Ask Oz and Roizen: Why You Need a Flu Shot and the Dangers of Gun Ownership With Dementia

Learn what the experts have to say on these important topics.

Ask Oz and Roizen: Why You Need a Flu Shot and the Dangers of Gun Ownership With Dementia

Q: My eight-year-old daughter and I got our flu shots and then got sick anyway. I think next year we’ll skip it. What’s the use?
— Carolina B., New York, NY

A: It’s not fair to blame the flu vaccine. There are several viruses out there that are not influenza: respiratory syncytial virus (or RSV), rhinovirus, croup and the common cold. You may have had one of those common infections and your flu vaccine may be protecting you and your daughter even now. Plus, it has many remarkable benefits—including, but not limited to, preventing the flu or lessening its impact.

For example, a recent Danish study found that kids who experience a bad enough infection to require hospitalization are at an 83 percent higher risk of developing a mental disorder and a 42 percent higher risk of using psychotropic medications. The flu qualifies as one of those potentially hospital-serious infections. You want to help your child dodge those risks for sure! And we wonder… could that be related to another study from the UK that identified a rise in anxiety among British children, where many kids don’t receive flu vaccines?

Adults are also at risk if they skip the shot—and a survey shows over half of all adults are not currently vaccinated against the flu, and four in ten don’t intend to get vaccinated. That’s a shame. A 2013 study of randomized clinical trials published in JAMA showed that “influenza vaccine was associated with a lower risk of major adverse cardiovascular events… The greatest treatment effect was seen among the highest-risk patients with more active coronary disease.”

So, young and old, remember the saying: “For want of a horseshoe nail, the kingdom was lost.” It means if you ignore first steps, one thing leads to another, until the end result is not what you want. The same thing can be said about skipping your flu shot. It’s not too late to get yours.

Q: My dad has a rifle, a shotgun and a few pistols. He’s 82 and was a competitive marksman back in the day. But I just heard about a healthcare worker who was shot by an 80-year-old in her care. She’d been with him five days a week for several months. Should I ask him if I can have his guns? 
— Jack K., Seattle, WA

A: As our population grows older, the problem that comes along with the combination of dementia and guns needs attention. Forty-five percent of people 65 and older have guns in their household, according to a 2017 Pew Research Center survey, while nine percent of Americans 65 and older are diagnosed with dementia—and many others suffer from reduced cognition and mobility issues. The combination has become such a problem that a non-profit Alzheimer’s volunteer group in San Diego has decided not to send volunteers into homes with weapons after discovering that 25 to 30 percent of the households their “helpers” visited had guns.
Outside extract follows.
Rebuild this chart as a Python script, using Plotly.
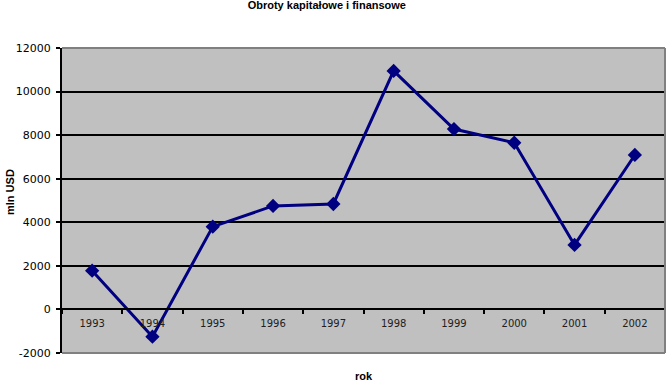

Security is one of biggest reasons why people own guns. But when older people start to experience cognition and other physical challenges, imagined threats can seem all too real. Remember the episode on The Sopranos in which Junior (Dominic Chianese) walks into the kitchen and shoots his nephew Tony (James Gandolfini) while he’s making pasta, thinking he’s an intruder?

An article published in the Annals of Internal Medicine voiced doctors’ concerns about the risk of suicide by gun owners with dementia. According to the CDC, the suicide rate in the US is highest among those 65 and older, and firearms are the most common method.

AARP suggests families draw up an advance directive (sort of a healthcare proxy) for a firearm retirement date. Another suggestion is to put any ammunition under (your) lock and key. So, now that you’re armed with this information, sit down with your dad and have a frank discussion about his guns.